With the arrival of an editable blockchain, the distributed ledger has taken another step on its journey from being the mathematical underpinning of cryptocurrencies such as Bitcoin toward becoming a useful platform for new financial market infrastructures and applications.
An editable ledger is just a way of putting the record straight
How much can you alter something before it becomes something else? Philosophers call it Theseus's Paradox, after the Greek who asked whether a ship that had been repaired over time until no original wood remained was still the same ship. These days, it's also known as Trigger's Broom, after the road-sweeper character in the long-running BBC sitcom Only Fools & Horses, who wins an award for keeping the same broom for 20 years, with 17 new heads and 14 new handles. Is it the same broom?
Much the same could be asked about blockchain. In the past few years – at least as it is being used in financial services – it has been separated from its cryptocurrency roots, it has had its universal access characteristic replaced by permissioned network membership and new consensus mechanisms that don't require all nodes on the network to validate each transaction (or even have a copy of the blockchain), and implementations like the Corda platform from R3 allow bipartisan validation of transactions.
So when Accenture announced in September that it has been prototyping a mechanism for retrospectively editing blockchains in private, permissioned networks, there was predictable outrage: remove the immutability of the ledger, and it's not a blockchain.

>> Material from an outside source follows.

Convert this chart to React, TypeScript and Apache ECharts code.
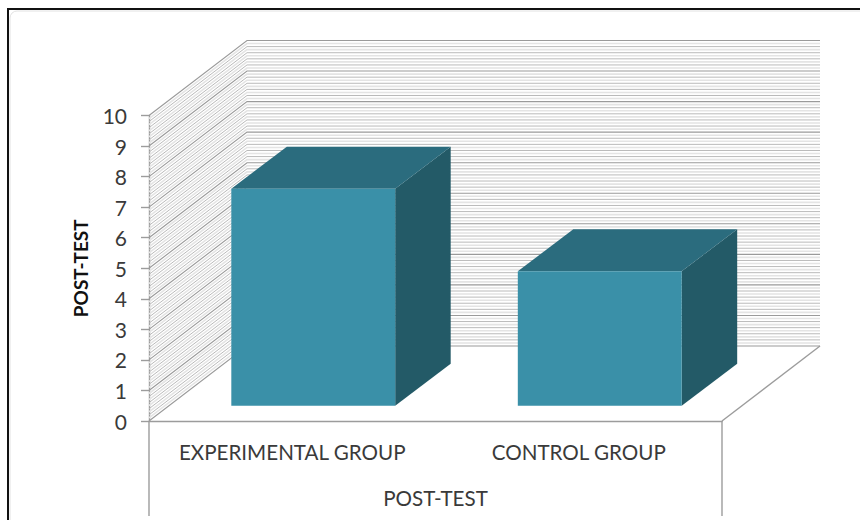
import React, { useEffect, useRef } from "react";
import * as echarts from "echarts";

const categories = ["EXPERIMENTAL GROUP", "CONTROL GROUP"];
const postTest = [7.1, 4.4];
const yTicks = [0, 1, 2, 3, 4, 5, 6, 7, 8, 9, 10];
const xAxisTitle = "POST-TEST";
const yAxisTitle = "POST-TEST";

// Oblique projection of the chart box: how far the back wall sits from the front plane.
const BOX_DX = 98;
const BOX_DY = -75;
// The columns stand inside the box, between the front plane and the back wall.
const BAR_INSET_DX = 21;
const BAR_INSET_DY = -15.3;
const BAR_DEPTH_DX = 55.5;
const BAR_DEPTH_DY = -42;
const BAR_WIDTH_RATIO = 0.572;

const FRONT_COLOR = "#3a90a8";
const TOP_COLOR = "#2b6c7e";
const SIDE_COLOR = "#235a67";
const TEXT_COLOR = "#3a3a3a";
const AXIS_COLOR = "#9c9c9c";

// Walls: one polyline per level, running along the side wall and then across the back wall.
function renderWallLevels(params: any, api: any) {
  const tick = api.value(1) as number;
  const left = params.coordSys.x;
  const right = left + params.coordSys.width;
  const children: any[] = [];
  const steps = tick === yTicks[yTicks.length - 1] ? 1 : 10;
  for (let k = 0; k < steps; k++) {
    const y = api.coord([0, tick + k / 10])[1];
    const major = k === 0;
    const stroke = major ? "#9a9a9a" : k % 2 === 0 ? "#bababa" : "#e4e4e4";
    const width = major ? 1.1 : k % 2 === 0 ? 1 : 1.6;
    children.push({
      type: "polyline",
      silent: true,
      shape: {
        points: [
          [left, y],
          [left + BOX_DX, y + BOX_DY],
          [right + BOX_DX, y + BOX_DY],
        ],
      },
      style: { fill: "none", stroke, lineWidth: width },
    });
  }
  return { type: "group", children };
}

// A column drawn as three faces: front, top and right side.
function renderColumn(_params: any, api: any) {
  const base = api.coord([api.value(0), 0]);
  const top = api.coord([api.value(0), api.value(1)]);
  const w = api.size([1, 0])[0] * BAR_WIDTH_RATIO;
  const x0 = base[0] + BAR_INSET_DX - w / 2;
  const x1 = x0 + w;
  const yb = base[1] + BAR_INSET_DY;
  const yt = top[1] + BAR_INSET_DY;
  const dx = BAR_DEPTH_DX;
  const dy = BAR_DEPTH_DY;
  return {
    type: "group",
    children: [
      {
        type: "polygon",
        shape: { points: [[x1, yt], [x1 + dx, yt + dy], [x1 + dx, yb + dy], [x1, yb]] },
        style: { fill: SIDE_COLOR },
      },
      {
        type: "polygon",
        shape: { points: [[x0, yt], [x0 + dx, yt + dy], [x1 + dx, yt + dy], [x1, yt]] },
        style: { fill: TOP_COLOR },
      },
      {
        type: "rect",
        shape: { x: x0, y: yt, width: w, height: yb - yt },
        style: { fill: FRONT_COLOR },
      },
    ],
  };
}

export default function App() {
  const ref = useRef<HTMLDivElement>(null);

  useEffect(() => {
    const chart = echarts.init(ref.current!, undefined, { renderer: "svg" });
    const line = (x1: number, y1: number, x2: number, y2: number) => ({
      type: "line",
      silent: true,
      z: 5,
      shape: { x1, y1, x2, y2 },
      style: { stroke: AXIS_COLOR, lineWidth: 1.4 },
    });
    chart.setOption({
      animation: false,
      backgroundColor: "#ffffff",
      textStyle: { fontFamily: "Lato" },
      grid: { left: 149, right: 138, top: 115.5, bottom: 99, containLabel: false },
      xAxis: {
        type: "category",
        data: categories,
        name: xAxisTitle,
        nameLocation: "middle",
        nameGap: 66,
        nameTextStyle: { fontSize: 20.6, color: TEXT_COLOR, fontFamily: "Lato" },
        axisLine: { show: true, lineStyle: { color: AXIS_COLOR, width: 1.4 } },
        axisTick: { show: false },
        axisLabel: { fontSize: 20.6, color: TEXT_COLOR, margin: 20, interval: 0, fontFamily: "Lato" },
      },
      yAxis: {
        type: "value",
        min: 0,
        max: 10,
        interval: 1,
        name: yAxisTitle,
        nameLocation: "middle",
        nameGap: 59,
        nameTextStyle: { fontSize: 19, fontWeight: "bold", color: "#111111", fontFamily: "Lato" },
        axisLine: { show: true, lineStyle: { color: AXIS_COLOR, width: 1.4 } },
        axisTick: { show: true, length: 8, lineStyle: { color: AXIS_COLOR, width: 1.4 } },
        axisLabel: { fontSize: 21, color: TEXT_COLOR, margin: 22, fontFamily: "Lato" },
        splitLine: { show: false },
      },
      series: [
        {
          type: "custom",
          name: "walls",
          silent: true,
          clip: false,
          z: 1,
          renderItem: renderWallLevels,
          encode: { x: 0, y: 1 },
          data: yTicks.map((t) => [0, t]),
        },
        {
          type: "custom",
          name: "POST-TEST",
          clip: false,
          z: 3,
          renderItem: renderColumn,
          encode: { x: 0, y: 1 },
          data: postTest.map((v, i) => [i, v]),
        },
      ],
      graphic: [
        // Outer frame, running off the right and bottom of the page.
        {
          type: "rect",
          silent: true,
          z: 0,
          shape: { x: 8, y: 9, width: 900, height: 600 },
          style: { fill: "none", stroke: "#111111", lineWidth: 2 },
        },
        // Faint rounded edge just inside the frame.
        {
          type: "rect",
          silent: true,
          z: 0,
          shape: { x: 10, y: 11, width: 900, height: 600, r: 7 },
          style: { fill: "none", stroke: "#e2e2e2", lineWidth: 1 },
        },
        // Table-like box under the category axis and the floor's right edge.
        line(149, 421, 149, 516),
        line(722, 421, 722, 516),
        line(722, 421, 820, 346),
      ],
    });
    return () => chart.dispose();
  }, []);

  return (
    <div
      ref={ref}
      style={{ position: "absolute", left: 0, top: 0, width: 860, height: 520 }}
    />
  );
}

So what? In truth, what the FS industry is trying to implement hasn't been what purists call a blockchain for about two years now. Each of the changes outlined above has taken it a little further away from that and removed an obstacle to adoption. The editable blockchain removes another: some mechanism for amending the record is going to be important in the future – when a deal is retrospectively deemed invalid or fraudulent, perhaps, or when the embedded code in a "smart" contract fails to execute as expected.
Does it matter if we still call it a blockchain? Not in the slightest.